So that fiscal cliff wasn’t much of a ride, was it? We went over that cliff for a day and a half, and nothing much happened. Then Obama signed the “American Taxpayer Relief Act of 2012,” and we are off and running to the next artificial crisis with even more escalating rhetoric, brought to us by the dealbreakers in D.C. Before we declare victory, we might want to step back and recognize that the fiscal cliff deal essentially codified into permanent law the Bush tax cuts of 2001. And we know where that led to… So this negotiation ended up as an affirmation of George Bush’s reign of error. He must be enjoying the show at his gentleman’s ranch in Crawford.

What’s next? The debt ceiling. Now how dumb is that, to even play with the Republicans about this? Let them bring government to a halt, and see what the American people have to say about that. So instead of “negotiating” about what to give away to raise the debt ceiling, let’s start advancing some progressive policy ideas.

At the top of the list is Social Security, which has become ever-more important as the private sector has failed to provide adequate retirement benefits. Instead, the financial sector has taken savings and assets meant for retirement and turned it into debt to be paid, NOW or else. They have taken educational opportunity and turned it into decades-long student debt. They have underfunded and undermined defined benefit retirement plans, shifted all risk and responsibility to workers in deferred compensation plans, and flat-out denounced their own participation in their employees’ future economic security.
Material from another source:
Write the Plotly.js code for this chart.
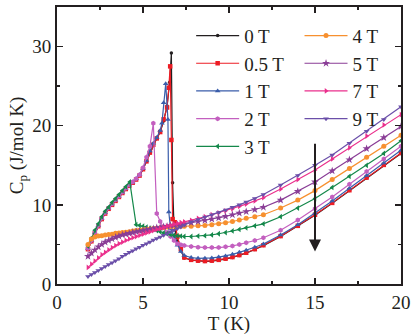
<!DOCTYPE html>
<html>
<head>
<meta charset="utf-8">
<script src="https://cdn.plot.ly/plotly-3.0.1.min.js"></script>
<style>
  html, body { margin: 0; padding: 0; background: #fff; }
  #grafica { width: 415px; height: 335px; }
</style>
</head>
<body>
<div id="grafica"></div>
<script>
// temperaturas comunes
const tBajo = [1.8, 2.0, 2.2, 2.4, 2.6, 2.8, 3.0, 3.2, 3.4, 3.6, 3.8, 4.0, 4.2, 4.4, 4.6, 4.8, 5.0, 5.2, 5.4, 5.6, 5.8, 6.0, 6.2, 6.4, 6.6, 6.8, 7.0, 7.2];
const tAlto = [7.4, 7.8, 8.2, 8.6, 9.0, 9.4, 9.8, 10.2, 10.6, 11.0, 11.5, 12, 13, 14, 15, 16, 17, 18, 19, 20];

// 0 T
const t0 = [1.8, 2.0, 2.2, 2.4, 2.6, 2.8, 3.0, 3.2, 3.4, 3.6, 3.8, 4.0, 4.2, 4.4, 4.6, 4.8, 5.0, 5.2, 5.4, 5.6, 5.8, 6.0, 6.2, 6.4, 6.55, 6.65, 6.72, 6.8, 7.0, 7.2];
const cp0 = [4.4, 5.4, 6.4, 7.3, 8.2, 8.9, 9.5, 10.0, 10.5, 11.0, 11.5, 12.0, 12.4, 12.8, 13.2, 13.7, 14.5, 15.5, 16.6, 17.6, 18.4, 19.2, 20.6, 22.5, 25.5, 29.2, 12.8, 7.5, 5.4, 4.2];
const cp0Alto = [3.3, 3.0, 2.9, 2.85, 2.9, 3.0, 3.15, 3.35, 3.6, 3.9, 4.35, 4.85, 6.0, 7.3, 8.7, 10.2, 11.8, 13.4, 15.0, 16.5];

// 0.5 T
const t05 = [1.8, 2.0, 2.2, 2.4, 2.6, 2.8, 3.0, 3.2, 3.4, 3.6, 3.8, 4.0, 4.2, 4.4, 4.6, 4.8, 5.0, 5.2, 5.4, 5.6, 5.8, 6.0, 6.2, 6.4, 6.5, 6.58, 6.65, 6.72, 6.85, 7.0, 7.2];
const cp05 = [4.4, 5.4, 6.4, 7.3, 8.2, 8.9, 9.5, 10.0, 10.5, 11.0, 11.5, 12.0, 12.4, 12.8, 13.2, 13.7, 14.5, 15.5, 16.6, 17.6, 18.4, 19.2, 20.8, 22.3, 24.8, 27.5, 18.2, 8.2, 7.8, 6.0, 4.4];
const cp05Alto = [3.35, 3.05, 2.95, 2.9, 2.95, 3.05, 3.2, 3.4, 3.65, 3.95, 4.4, 4.9, 6.05, 7.35, 8.75, 10.25, 11.85, 13.45, 15.05, 16.55];

// 1 T
const t1 = [1.8, 2.0, 2.2, 2.4, 2.6, 2.8, 3.0, 3.2, 3.4, 3.6, 3.8, 4.0, 4.2, 4.4, 4.6, 4.8, 5.0, 5.2, 5.4, 5.6, 5.8, 6.0, 6.1, 6.2, 6.32, 6.45, 6.5, 6.6, 6.8, 7.0, 7.2];
const cp1 = [4.5, 5.5, 6.5, 7.4, 8.3, 9.0, 9.6, 10.1, 10.6, 11.1, 11.6, 12.1, 12.5, 12.9, 13.3, 13.8, 14.6, 15.6, 16.8, 17.8, 18.5, 19.4, 20.3, 22.9, 25.3, 20.8, 9.1, 7.0, 6.0, 4.9, 4.1];
const cp1Alto = [3.6, 3.35, 3.25, 3.25, 3.3, 3.4, 3.55, 3.75, 4.0, 4.25, 4.65, 5.05, 6.2, 7.5, 8.95, 10.5, 12.1, 13.7, 15.3, 16.9];

// 2 T
const cp2 = [4.5, 5.5, 6.5, 7.4, 8.3, 9.0, 9.6, 10.1, 10.6, 11.1, 11.6, 12.1, 12.5, 12.9, 13.3, 13.8, 14.7, 16.0, 17.4, 20.3, 8.9, 7.9, 7.1, 6.5, 6.0, 5.5, 5.1, 4.95];
const cp2Alto = [4.85, 4.75, 4.65, 4.6, 4.6, 4.6, 4.7, 4.8, 5.0, 5.2, 5.5, 5.85, 6.8, 8.1, 9.5, 11.0, 12.6, 14.2, 15.8, 17.4];

// 3 T
const t3 = [1.8, 2.0, 2.2, 2.4, 2.6, 2.8, 3.0, 3.2, 3.4, 3.6, 3.8, 4.0, 4.23, 4.6, 4.8, 5.0, 5.2, 5.4, 5.6, 5.8, 6.0, 6.2, 6.4, 6.6, 6.8, 7.0, 7.2];
const cp3 = [4.8, 5.8, 6.8, 7.6, 8.5, 9.2, 9.7, 10.3, 10.8, 11.3, 11.8, 12.3, 12.9, 7.5, 7.4, 7.3, 7.2, 7.05, 6.9, 6.75, 6.6, 6.45, 6.35, 6.25, 6.15, 6.1, 6.05];
const cp3Alto = [6.0, 6.0, 6.05, 6.1, 6.2, 6.35, 6.5, 6.7, 6.9, 7.1, 7.35, 7.6, 8.5, 9.6, 10.8, 12.2, 13.6, 15.0, 16.5, 18.1];

// 4 T
const cp4 = [5.0, 5.7, 5.95, 6.05, 6.1, 6.2, 6.25, 6.3, 6.4, 6.45, 6.5, 6.55, 6.6, 6.7, 6.75, 6.8, 6.85, 6.9, 6.95, 7.0, 7.05, 7.1, 7.15, 7.2, 7.25, 7.3, 7.3, 7.3];
const cp4Alto = [7.3, 7.3, 7.35, 7.4, 7.5, 7.6, 7.75, 7.9, 8.1, 8.3, 8.5, 8.75, 9.6, 10.6, 11.8, 13.2, 14.6, 16.0, 17.4, 18.8];

// 5 T
const cp5 = [3.5, 3.9, 4.3, 4.7, 5.0, 5.3, 5.5, 5.7, 5.9, 6.05, 6.2, 6.3, 6.4, 6.5, 6.6, 6.7, 6.75, 6.85, 6.9, 7.0, 7.1, 7.15, 7.25, 7.3, 7.4, 7.45, 7.5, 7.55];
const cp5Alto = [7.6, 7.75, 7.9, 8.05, 8.2, 8.35, 8.55, 8.75, 8.95, 9.15, 9.4, 9.7, 10.6, 11.7, 12.9, 14.3, 15.7, 17.1, 18.5, 19.9];

// 7 T
const cp7 = [2.1, 2.5, 2.9, 3.3, 3.7, 4.0, 4.3, 4.6, 4.85, 5.1, 5.3, 5.5, 5.7, 5.85, 6.0, 6.15, 6.3, 6.45, 6.6, 6.75, 6.9, 7.0, 7.15, 7.3, 7.4, 7.55, 7.65, 7.75];
const cp7Alto = [7.85, 8.05, 8.3, 8.5, 8.75, 9.0, 9.25, 9.5, 9.8, 10.1, 10.5, 10.9, 12.0, 13.2, 14.4, 15.8, 17.2, 18.7, 20.1, 21.4];

// 9 T
const cp9 = [0.95, 1.2, 1.45, 1.7, 1.95, 2.2, 2.45, 2.7, 2.95, 3.2, 3.5, 3.75, 4.0, 4.2, 4.45, 4.65, 4.9, 5.1, 5.3, 5.55, 5.75, 5.95, 6.15, 6.35, 6.6, 6.8, 7.0, 7.2];
const cp9Alto = [7.45, 7.85, 8.15, 8.45, 8.75, 9.05, 9.35, 9.7, 10.0, 10.35, 10.8, 11.3, 12.5, 13.7, 15.0, 16.3, 17.8, 19.3, 20.8, 22.4];

const nombres = ['0 T', '0.5 T', '1 T', '2 T', '3 T', '4 T', '5 T', '7 T', '9 T'];
const colores = ['#231f20', '#ed1c24', '#3a5daa', '#c35fbf', '#14884a', '#f7902f', '#8a3d96', '#ea2f8c', '#6b4fa9'];
const simbolos = ['circle', 'square', 'triangle-up', 'hexagon', 'triangle-left', 'circle', 'star', 'triangle-right', 'triangle-down'];
const tamanos = [3.5, 4.5, 5, 5, 5, 5, 6, 5, 5];

const series = [
    { t: t0, cp: cp0, alto: cp0Alto },
    { t: t05, cp: cp05, alto: cp05Alto },
    { t: t1, cp: cp1, alto: cp1Alto },
    { t: tBajo, cp: cp2, alto: cp2Alto },
    { t: t3, cp: cp3, alto: cp3Alto },
    { t: tBajo, cp: cp4, alto: cp4Alto },
    { t: tBajo, cp: cp5, alto: cp5Alto },
    { t: tBajo, cp: cp7, alto: cp7Alto },
    { t: tBajo, cp: cp9, alto: cp9Alto }
];

const trazas = series.map((s, i) => ({
    x: s.t.concat(tAlto),
    y: s.cp.concat(s.alto),
    type: 'scatter',
    mode: 'lines+markers',
    name: nombres[i],
    legend: i < 5 ? 'legend' : 'legend2',
    line: { color: colores[i], width: 1.2 },
    marker: { color: colores[i], symbol: simbolos[i], size: tamanos[i], line: { width: 0 } }
}));

const fuente = { family: 'Liberation Serif', size: 19, color: '#231f20' };

const ejeComun = {
    showline: true,
    linewidth: 2,
    linecolor: '#231f20',
    mirror: 'allticks',
    ticks: 'inside',
    ticklen: 6,
    tickwidth: 1.5,
    tickcolor: '#231f20',
    showgrid: false,
    zeroline: false,
    tickfont: fuente
};

const leyendaComun = {
    font: fuente,
    bgcolor: 'rgba(0,0,0,0)',
    borderwidth: 0,
    itemwidth: 43,
    xanchor: 'left',
    yanchor: 'top',
    itemclick: false
};

const layout = {
    width: 415,
    height: 335,
    margin: { l: 57, r: 14, t: 7, b: 51 },
    paper_bgcolor: '#fff',
    plot_bgcolor: '#fff',
    font: fuente,
    showlegend: true,
    legend: Object.assign({ x: 0.39, y: 0.965 }, leyendaComun),
    legend2: Object.assign({ x: 0.705, y: 0.965 }, leyendaComun),
    xaxis: Object.assign({
        range: [0, 20],
        dtick: 5,
        tick0: 0,
        minor: { ticks: 'inside', ticklen: 3, dtick: 2.5, tickwidth: 1.5, tickcolor: '#231f20' },
        title: { text: 'T (K)', font: fuente, standoff: 0 }
    }, ejeComun),
    yaxis: Object.assign({
        range: [0, 35],
        dtick: 10,
        tick0: 0,
        minor: { ticks: 'inside', ticklen: 3, dtick: 5, tickwidth: 1.5, tickcolor: '#231f20' },
        title: { text: 'C<sub>p</sub> (J/mol K)', font: fuente, standoff: 4 }
    }, ejeComun),
    annotations: [{
        x: 15, y: 4.1, ax: 15, ay: 17.9,
        xref: 'x', yref: 'y', axref: 'x', ayref: 'y',
        text: '',
        showarrow: true,
        arrowhead: 2,
        arrowsize: 1.2,
        arrowwidth: 2,
        arrowcolor: '#231f20'
    }]
};

Plotly.newPlot('grafica', trazas, layout, { displayModeBar: false, staticPlot: true });
</script>
</body>
</html>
So we need Social Security now more than ever. And now that the Social Security FICA tax holiday is over, we should demand incremental increases in benefits. We don’t need to get caught up in the 75 year actuarial horizon, or the “we are going to run out of money in 20 years.” First of all, these projections are on such a long timeline they are largely guesswork. Secondly, no other government program operates with those strictures — all the rest are financed by taxes and by debt. Thirdly, the money is there — $2.6 trillion in the Social Security Trust Fund. We are paying for Social Security, so let’s get some more mileage out of it. Here are some proposals:

• Change the COLA formula to CPI-E, to accurately reflect inflation for seniors (E stands for elderly)
• Extend student benefits from age 18 to age 22. We used to do this, and it was taken away at the start of the Reagan administration.
• Treat same-sex couples the same as heterosexual married couples.
• Increase the base payment to 100 percent of the first $791 of average indexed monthly earnings.
• Decrease the number of years in the formula for benefits from 35 to 30 years. The average number of years for women is 32, meaning that many receive three big “0”s in calculating their benefits. Dropping the number of years to 30 would zero out those zeros.
• Scrap the payroll cap on Social Security, so rich CEOs pay their 6.2 percent just like the minimum wage worker does.
• Invest the Social Security surplus in state and local bonds. That would stimulate infrastructure development in the states, and get the Social Security money away from Boehner’s hands, or whoever else wants to run off with it.

There is a lot more we should do. And there is legislation for many of these proposals. Let’s shift the rhetoric and the negotiations to our side, and actually make some progress in 2013. These congresspeople, these senators, the president — we have to make them work for us. It’s a lot better than playing defense.